C’est au tour du quatuor belge Echt ! d’entrer en scène. Depuis quelques années, Echt ! enchante surtout le milieu « jazzy » qui avait certainement besoin de ce petit vent de folie « electro » pour se refaire une jeunesse. Après les paysages de Nouveau Monica, place à des bandes-sons joyeuses et parfois sombres. Plaisante, cette introduction qui n’était pas sans évoquer les dynamiques sautillantes d’Henry Mancini, mais pour une Panthère rose tout de même un peu sous « ecsta ». C’est drôle, et même si l’esprit jazzy domine, on comprend leur présence à NDK, tant les quelques boucles viennent apporter un regain de tension. Nouveau morceau, nouvelle bande-son potentielle avec cette fois-ci une partition qui pourrait accompagner le très méchant d’un James Bond infiltré à Coachella. Le piano ( numérique) sonne piano…jazz avant de partir dans un registre plus synthé et illustrer une Guerre des étoiles 2.0. Une heure de musique efficace et tenue, un peu comme si la programmation Jazz dans les foyers du Théâtre de Caen était venue s’offrir une petite virée canaille du côté des intellos Rive gauche. 
On attendait beaucoup de Glass, les régionaux de l’étape. Dans un étrange assemblage avec Maoupa Mazzocchetti, Glass poursuit sa sombre et ténébreuse exploration musicale, ponctuée hier soir par les « bruits » raffinés de celui qu’on présente comme un magicien multi-instrumental.
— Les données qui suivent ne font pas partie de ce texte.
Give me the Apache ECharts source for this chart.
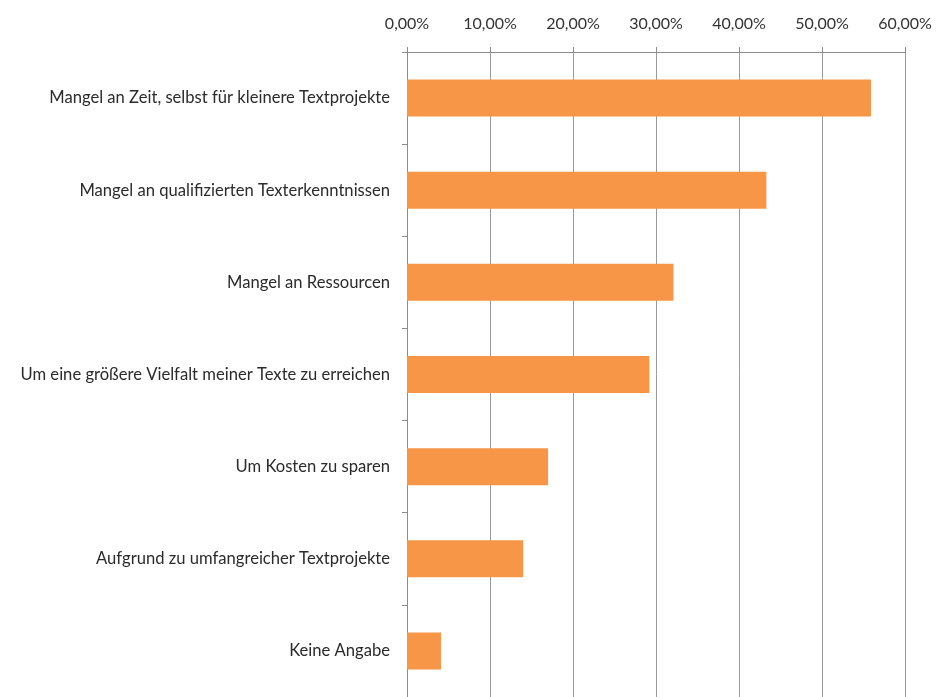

Le résultat sonne comme une impressionnante et hypothétique musique pour un ballet et l’on se plaisait à imaginer, dans cette salle de spectacle, une forme totale de rencontre entre danse et musique. A la rigueur froide de la rythmique de  Glass répondaient les virgules sonores et concertantes de Mazzocchietti sans que l’on sache véritablement qui prenait le « lead » sur qui. La proposition, austère et presque janséniste dans son forme, aura un peu brisé les quelques velléités dansantes du public mais elle semblait nous dire, à l’image de la Beauté de Baudelaire : « Je suis belle, ô mortels, comme un rêve de pierre… ».
Derrière des audaces musicales certaines et l’académisme un peu convenue de la modernité, cette nouvelle proposition NDK Explore laboure avec prudence et sérieux les terres plus ou moins en friche des nouveaux territoires des musiques électroniques. Pas forcément de quoi effaroucher la ménagère de moins de cinquante mais une initiative à saluer, en espérant que la prochaine fois la puissance de tir supposée des deux maisons ( CDN et Cargö) parvienne à susciter l’intérêt d’un public plus curieux et plus nombreux.